SUPPLIED MATERIAL -
[Begin]

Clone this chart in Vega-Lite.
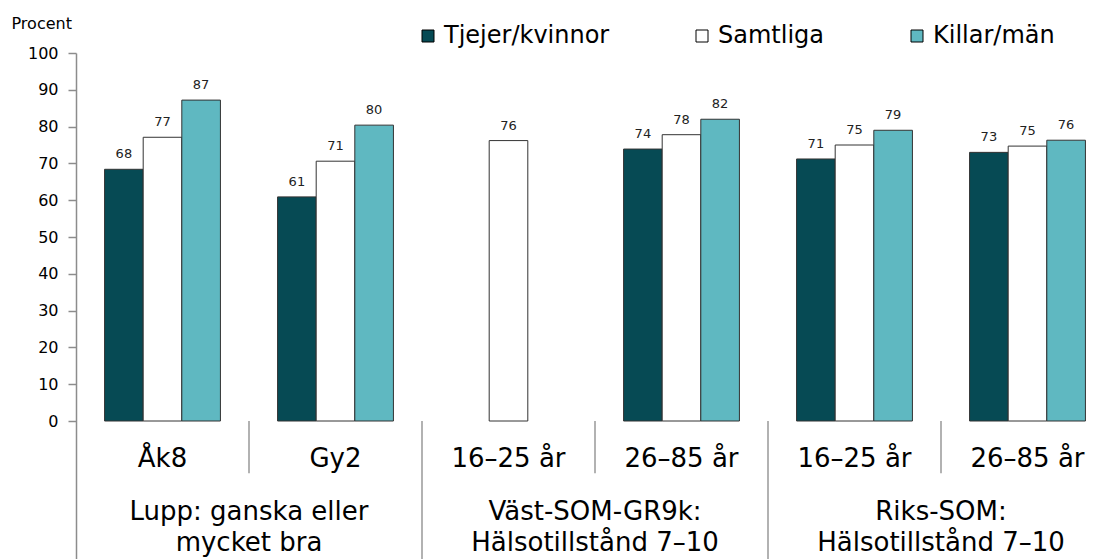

[End]
[Begin]

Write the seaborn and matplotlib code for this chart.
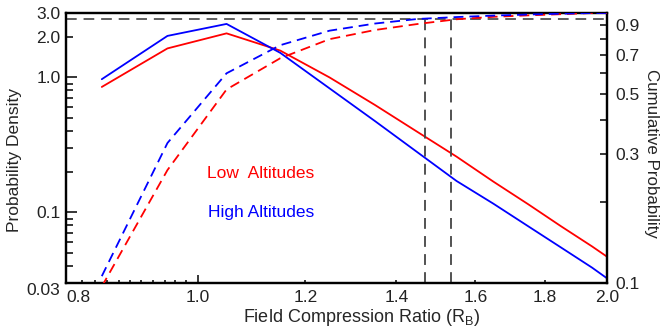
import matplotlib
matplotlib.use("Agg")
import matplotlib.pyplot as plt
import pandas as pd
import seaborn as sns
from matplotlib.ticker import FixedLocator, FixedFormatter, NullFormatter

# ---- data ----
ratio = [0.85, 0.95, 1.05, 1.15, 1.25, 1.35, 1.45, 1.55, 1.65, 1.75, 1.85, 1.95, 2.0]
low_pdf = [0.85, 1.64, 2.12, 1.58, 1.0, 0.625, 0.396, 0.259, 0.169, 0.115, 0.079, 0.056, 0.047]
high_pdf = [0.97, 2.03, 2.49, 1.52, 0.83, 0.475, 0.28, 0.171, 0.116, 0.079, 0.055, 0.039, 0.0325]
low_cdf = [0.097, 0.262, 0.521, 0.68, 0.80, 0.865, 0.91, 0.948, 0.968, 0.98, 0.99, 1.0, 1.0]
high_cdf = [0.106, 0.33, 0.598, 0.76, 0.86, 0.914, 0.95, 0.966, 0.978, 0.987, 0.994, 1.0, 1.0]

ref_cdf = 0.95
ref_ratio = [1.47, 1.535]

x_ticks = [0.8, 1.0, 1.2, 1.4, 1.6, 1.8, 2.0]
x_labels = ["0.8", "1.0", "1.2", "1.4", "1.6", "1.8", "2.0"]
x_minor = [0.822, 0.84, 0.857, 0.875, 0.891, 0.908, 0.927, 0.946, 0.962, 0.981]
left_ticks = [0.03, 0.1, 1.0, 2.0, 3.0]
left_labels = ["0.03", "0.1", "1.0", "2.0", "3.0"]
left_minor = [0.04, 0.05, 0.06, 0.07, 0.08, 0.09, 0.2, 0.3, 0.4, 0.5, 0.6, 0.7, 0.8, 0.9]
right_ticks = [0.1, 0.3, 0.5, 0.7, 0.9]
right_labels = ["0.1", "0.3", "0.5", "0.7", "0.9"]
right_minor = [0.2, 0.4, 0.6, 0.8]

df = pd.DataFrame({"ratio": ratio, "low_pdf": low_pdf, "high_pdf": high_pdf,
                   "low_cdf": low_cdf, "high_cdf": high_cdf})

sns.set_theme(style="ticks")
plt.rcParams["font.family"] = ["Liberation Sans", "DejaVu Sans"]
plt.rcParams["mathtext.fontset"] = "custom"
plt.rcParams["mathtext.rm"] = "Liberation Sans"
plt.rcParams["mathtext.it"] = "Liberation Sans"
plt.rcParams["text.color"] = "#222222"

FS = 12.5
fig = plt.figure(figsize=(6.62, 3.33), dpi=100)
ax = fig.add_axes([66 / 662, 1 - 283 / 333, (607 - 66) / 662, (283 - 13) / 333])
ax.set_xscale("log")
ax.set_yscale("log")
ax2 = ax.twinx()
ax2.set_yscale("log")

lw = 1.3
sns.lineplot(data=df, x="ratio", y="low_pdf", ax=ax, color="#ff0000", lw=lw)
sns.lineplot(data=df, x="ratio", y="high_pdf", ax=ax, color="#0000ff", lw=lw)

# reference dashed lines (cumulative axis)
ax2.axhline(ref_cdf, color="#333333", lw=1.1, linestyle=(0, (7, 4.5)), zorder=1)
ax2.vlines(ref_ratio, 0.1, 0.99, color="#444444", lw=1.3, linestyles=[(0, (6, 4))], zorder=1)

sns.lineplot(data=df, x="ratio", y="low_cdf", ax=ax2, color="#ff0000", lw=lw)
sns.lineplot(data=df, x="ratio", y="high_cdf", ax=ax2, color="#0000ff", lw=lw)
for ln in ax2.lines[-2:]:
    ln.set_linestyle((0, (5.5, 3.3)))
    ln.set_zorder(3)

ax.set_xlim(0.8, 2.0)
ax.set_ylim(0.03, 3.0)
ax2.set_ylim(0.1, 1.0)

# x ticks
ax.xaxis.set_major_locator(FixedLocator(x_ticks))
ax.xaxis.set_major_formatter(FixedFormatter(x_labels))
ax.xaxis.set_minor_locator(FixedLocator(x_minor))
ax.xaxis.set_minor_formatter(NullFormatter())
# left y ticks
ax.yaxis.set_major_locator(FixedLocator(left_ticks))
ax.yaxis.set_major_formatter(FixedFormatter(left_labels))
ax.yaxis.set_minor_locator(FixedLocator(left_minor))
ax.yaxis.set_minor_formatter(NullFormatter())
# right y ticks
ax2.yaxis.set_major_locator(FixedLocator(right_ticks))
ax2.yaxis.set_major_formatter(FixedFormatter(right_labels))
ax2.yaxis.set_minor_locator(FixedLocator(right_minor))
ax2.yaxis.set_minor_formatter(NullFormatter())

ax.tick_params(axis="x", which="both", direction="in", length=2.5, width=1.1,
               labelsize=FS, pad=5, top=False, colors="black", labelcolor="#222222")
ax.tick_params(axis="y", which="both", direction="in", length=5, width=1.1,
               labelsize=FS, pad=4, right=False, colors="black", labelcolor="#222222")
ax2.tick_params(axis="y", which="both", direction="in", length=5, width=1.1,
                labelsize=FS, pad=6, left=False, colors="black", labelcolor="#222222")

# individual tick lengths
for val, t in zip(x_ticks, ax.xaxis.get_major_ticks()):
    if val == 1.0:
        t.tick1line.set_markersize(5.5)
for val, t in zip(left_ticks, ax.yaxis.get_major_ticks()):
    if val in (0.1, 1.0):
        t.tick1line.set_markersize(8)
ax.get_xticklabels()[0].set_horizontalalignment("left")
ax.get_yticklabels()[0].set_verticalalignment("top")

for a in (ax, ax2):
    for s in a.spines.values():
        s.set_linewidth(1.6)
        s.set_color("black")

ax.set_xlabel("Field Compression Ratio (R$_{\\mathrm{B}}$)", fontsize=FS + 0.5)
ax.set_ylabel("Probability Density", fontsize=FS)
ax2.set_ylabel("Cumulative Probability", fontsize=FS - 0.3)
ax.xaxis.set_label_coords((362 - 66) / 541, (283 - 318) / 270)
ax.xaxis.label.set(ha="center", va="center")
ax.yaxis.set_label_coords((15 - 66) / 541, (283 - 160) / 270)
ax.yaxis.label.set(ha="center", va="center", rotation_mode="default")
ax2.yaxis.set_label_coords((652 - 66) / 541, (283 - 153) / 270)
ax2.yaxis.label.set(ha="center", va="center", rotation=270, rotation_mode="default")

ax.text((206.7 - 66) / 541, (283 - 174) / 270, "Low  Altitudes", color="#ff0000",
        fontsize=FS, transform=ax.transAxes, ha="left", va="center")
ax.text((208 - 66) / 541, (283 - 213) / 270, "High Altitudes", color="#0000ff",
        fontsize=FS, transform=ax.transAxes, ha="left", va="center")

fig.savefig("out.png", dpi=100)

[End]

YOUR GOAL - In the listing above, find the line with "Write the seaborn" and the line with "from matplotlib.ticker import". Set down exactly those lines and everything between them, skipping pictures.

ANSWER FOR THE TASK -
Write the seaborn and matplotlib code for this chart.
import matplotlib
matplotlib.use("Agg")
import matplotlib.pyplot as plt
import pandas as pd
import seaborn as sns
from matplotlib.ticker import FixedLocator, FixedFormatter, NullFormatter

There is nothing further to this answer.